Boosting Photoelectrocatalytic Hydrogen Evolution of Bi@Ov-Biobr/Cu3p High-Low Heterojunction with Dual-Channel Charge Transfer

A high-low heterojunction composite, oxygen vacancies BiOBr induced Bi precipitation Bi@OV-BiOBr/Cu3P with Bi-O-P chemical bond, was synthesized using a solvothermal method. Compared to single substance, the carrier lifetime and separation rate of Bi@OV-BiOBr/Cu3P were significantly improved. According to theoretical calculations and experimental results, Cu3P can be considered as a hole extractor to accelerate the separation of photogenerated carriers.

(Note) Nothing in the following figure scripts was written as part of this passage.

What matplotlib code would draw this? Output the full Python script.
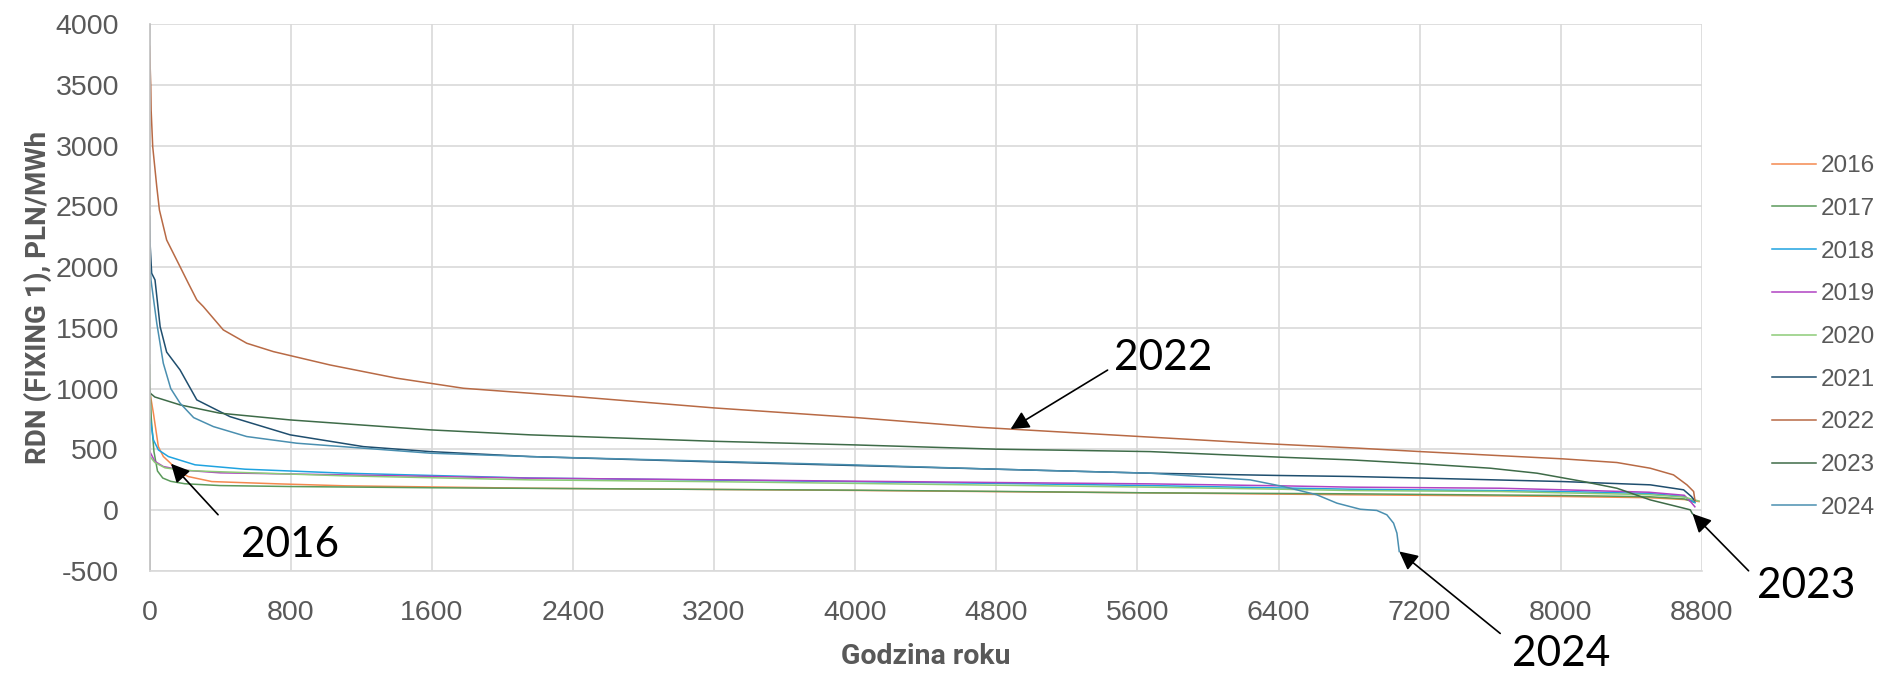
import numpy as np
import matplotlib
matplotlib.use("Agg")
from matplotlib import pyplot as plt

# krzywe uporządkowane cen RDN (fixing 1) dla kolejnych lat
lata = ['2016', '2017', '2018', '2019', '2020', '2021', '2022', '2023', '2024']
kolory = ['#F4894F', '#5B9A5B', '#1FA3E0', '#B043C2', '#8DCB78',
          '#1F4E6E', '#B86A45', '#3E6B48', '#4A8FB0']

h2016 = [0, 3, 22, 50, 78, 122, 145, 220, 353, 730, 1108, 2157, 3200, 4000, 4800, 5672, 6807, 7657, 8013, 8500, 8700, 8784]
c2016 = [990, 961, 796, 521, 440, 380, 329, 274, 233, 214, 198, 178, 168, 160, 150, 140, 124, 115, 110, 100, 85, 68]

h2017 = [0, 3, 10, 25, 45, 75, 120, 200, 400, 800, 1600, 2400, 3200, 4000, 4800, 5672, 6409, 6807, 7657, 8013, 8500, 8700, 8760]
c2017 = [1195, 1000, 750, 480, 320, 262, 235, 215, 200, 192, 182, 175, 168, 162, 152, 140, 135, 132, 122, 118, 108, 90, 60]

h2018 = [0, 3, 22, 50, 107, 258, 541, 1108, 2157, 3200, 4000, 4800, 5672, 6807, 7657, 8013, 8500, 8700, 8760]
c2018 = [760, 755, 577, 494, 439, 371, 335, 302, 262, 245, 232, 218, 200, 170, 158, 151, 135, 110, 60]

h2019 = [0, 5, 30, 78, 173, 400, 1108, 2157, 3200, 4000, 4800, 5672, 6409, 6807, 7657, 8013, 8500, 8700, 8740, 8760]
c2019 = [485, 470, 400, 357, 329, 305, 288, 261, 248, 236, 225, 214, 198, 187, 178, 165, 145, 120, 60, 25]

h2020 = [0, 3, 30, 88, 200, 353, 1108, 2157, 3200, 4000, 4800, 5672, 6409, 6807, 7657, 8013, 8500, 8700, 8784]
c2020 = [445, 439, 390, 346, 325, 316, 280, 247, 232, 218, 203, 187, 170, 159, 151, 140, 125, 105, 72]

h2021 = [0, 3, 12, 31, 60, 97, 173, 268, 456, 797, 1212, 1591, 2157, 3200, 4000, 4800, 5672, 6409, 6807, 7207, 8013, 8507, 8696, 8740, 8760]
c2021 = [2420, 2197, 1950, 1895, 1510, 1300, 1153, 906, 768, 618, 521, 480, 439, 395, 365, 335, 302, 283, 275, 262, 233, 206, 165, 110, 75]

h2022 = [0, 7, 9, 18, 41, 56, 97, 135, 173, 220, 268, 305, 418, 551, 702, 1023, 1401, 1779, 2157, 2400, 3200, 4000, 4708,
         5615, 6277, 6855, 7204, 8013, 8318, 8507, 8639, 8715, 8753, 8760]
c2022 = [3820, 3487, 3295, 2993, 2663, 2471, 2224, 2114, 2004, 1867, 1730, 1675, 1483, 1373, 1304, 1194, 1085, 1002, 961, 935,
         840, 761, 680, 604, 549, 508, 480, 420, 390, 343, 288, 206, 151, 82]

h2023 = [0, 2, 5, 30, 173, 397, 797, 1591, 2157, 3200, 4000, 4800, 5672, 6409, 6807, 7204, 7601, 7865, 8129, 8318, 8507, 8696, 8734, 8745, 8760]
c2023 = [1010, 990, 960, 930, 865, 797, 741, 659, 618, 565, 535, 500, 480, 434, 412, 380, 343, 302, 233, 178, 82, 14, 0, -30, -50]

h2024 = [0, 4, 8, 41, 78, 120, 173, 250, 362, 551, 835, 1591, 2157, 3200, 4000, 4800, 5672, 6239, 6428, 6617, 6731, 6863,
         6957, 7014, 7052, 7071, 7084]
c2024 = [2200, 2000, 1895, 1538, 1208, 1000, 879, 760, 686, 604, 549, 467, 439, 400, 370, 335, 302, 247, 192, 124, 55, 5,
         -5, -41, -110, -192, -343]

godziny = [h2016, h2017, h2018, h2019, h2020, h2021, h2022, h2023, h2024]
ceny = [c2016, c2017, c2018, c2019, c2020, c2021, c2022, c2023, c2024]

x_ticks = np.arange(0, 8801, 800)
y_ticks = np.arange(-500, 4001, 500)

szary = '#595959'
plt.rcParams['font.family'] = ['Liberation Sans', 'DejaVu Sans']
plt.rcParams['axes.unicode_minus'] = False

f = plt.figure(figsize=(18.81, 6.73), dpi=100)
ax = f.add_axes([0.0795, 0.1523, 0.9048 - 0.0795, 0.9636 - 0.1523])

for rok, kol, h, c in zip(lata, kolory, godziny, ceny):
    ax.plot(h, c, '-', color=kol, linewidth=1.1, label=rok)

ax.set_xlim(0, 8800)
ax.set_ylim(-500, 4000)
ax.set_xticks(x_ticks)
ax.set_yticks(y_ticks)
ax.grid(True, color='#D9D9D9', linewidth=1.2)
ax.set_axisbelow(True)
for s in ['top', 'right']:
    ax.spines[s].set_visible(False)
ax.spines['left'].set_color('#BFBFBF')
ax.spines['bottom'].set_color('#D9D9D9')
ax.spines['left'].set_linewidth(1.2)
ax.spines['bottom'].set_linewidth(1.2)
ax.tick_params(axis='both', length=0, labelsize=20.5, labelcolor=szary)
ax.tick_params(axis='y', pad=22)
ax.tick_params(axis='x', pad=21)

# opisy osi - pogrubiona czcionka
f.text(38 / 1881, 1 - 297 / 673, 'RDN (FIXING 1), PLN/MWh', rotation=90, ha='center', va='center',
       fontsize=20, fontweight='bold', color=szary, family=['Roboto', 'DejaVu Sans'])
f.text(926 / 1881, 1 - 657 / 673, 'Godzina roku', ha='center', va='center',
       fontsize=20.5, fontweight='bold', color=szary, family=['Roboto', 'DejaVu Sans'])

leg = ax.legend(loc='center left', bbox_to_anchor=(1772 / 1881, 1 - 337 / 673), bbox_transform=f.transFigure,
                frameon=False, fontsize=17.5, handlelength=1.81, handletextpad=0.2, labelspacing=0.85,
                borderpad=0, borderaxespad=0)
for t in leg.get_texts():
    t.set_color(szary)

# strzałki z podpisami lat
def podpis(rok, h_cel, strzalka, tekst):
    i = lata.index(rok)
    xy = (h_cel, np.interp(h_cel, godziny[i], ceny[i]))
    ax.annotate('', xy=xy, xytext=strzalka, textcoords='offset pixels', annotation_clip=False,
                arrowprops=dict(arrowstyle='-|>', color='black', lw=1.2, mutation_scale=28, shrinkA=0, shrinkB=0))
    ax.annotate(rok, xy=xy, xytext=tekst, textcoords='offset pixels', ha='center', va='center',
                fontsize=30.5, color='black', family=['Lato', 'DejaVu Sans'], annotation_clip=False)

podpis('2016', 122, (47, -51), (119, -81))
podpis('2022', 4881, (97, 59), (153, 71))
podpis('2023', 8747, (56, -57), (114, -72))
podpis('2024', h2024[-1], (101, -82), (162, -103))

f.savefig('out.png', dpi=100)
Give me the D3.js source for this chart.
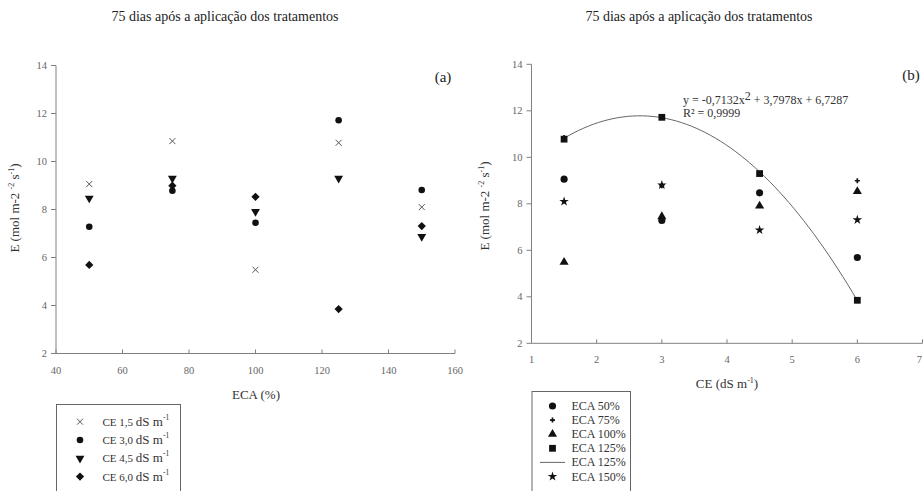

The successful construction of Bi@OV-BiOBr/Cu3P high-low heterojunction with Bi metal can not only activate water molecules and reduce the dissociation energy barrier of water, but also separate and retain the highly reductive electrons. The activity of photoelectrocatalytic hydrogen evolution was considerably enhanced, and the powerful hydrogen evolution reaction was realized. Bi@OV-BiOBr/Cu3P exhibits the highest hydrogen evolution rate up to 723.85 μmol·cm-2·h-1. It also displays excellent photoelectrocatalytic hydrogen production stability. The boosting hydrogen production activity and stability of Bi@OV-BiOBr/Cu3P are attributed to the construction of high-low heterojunctions and the dual-channel charge transfer mechanism.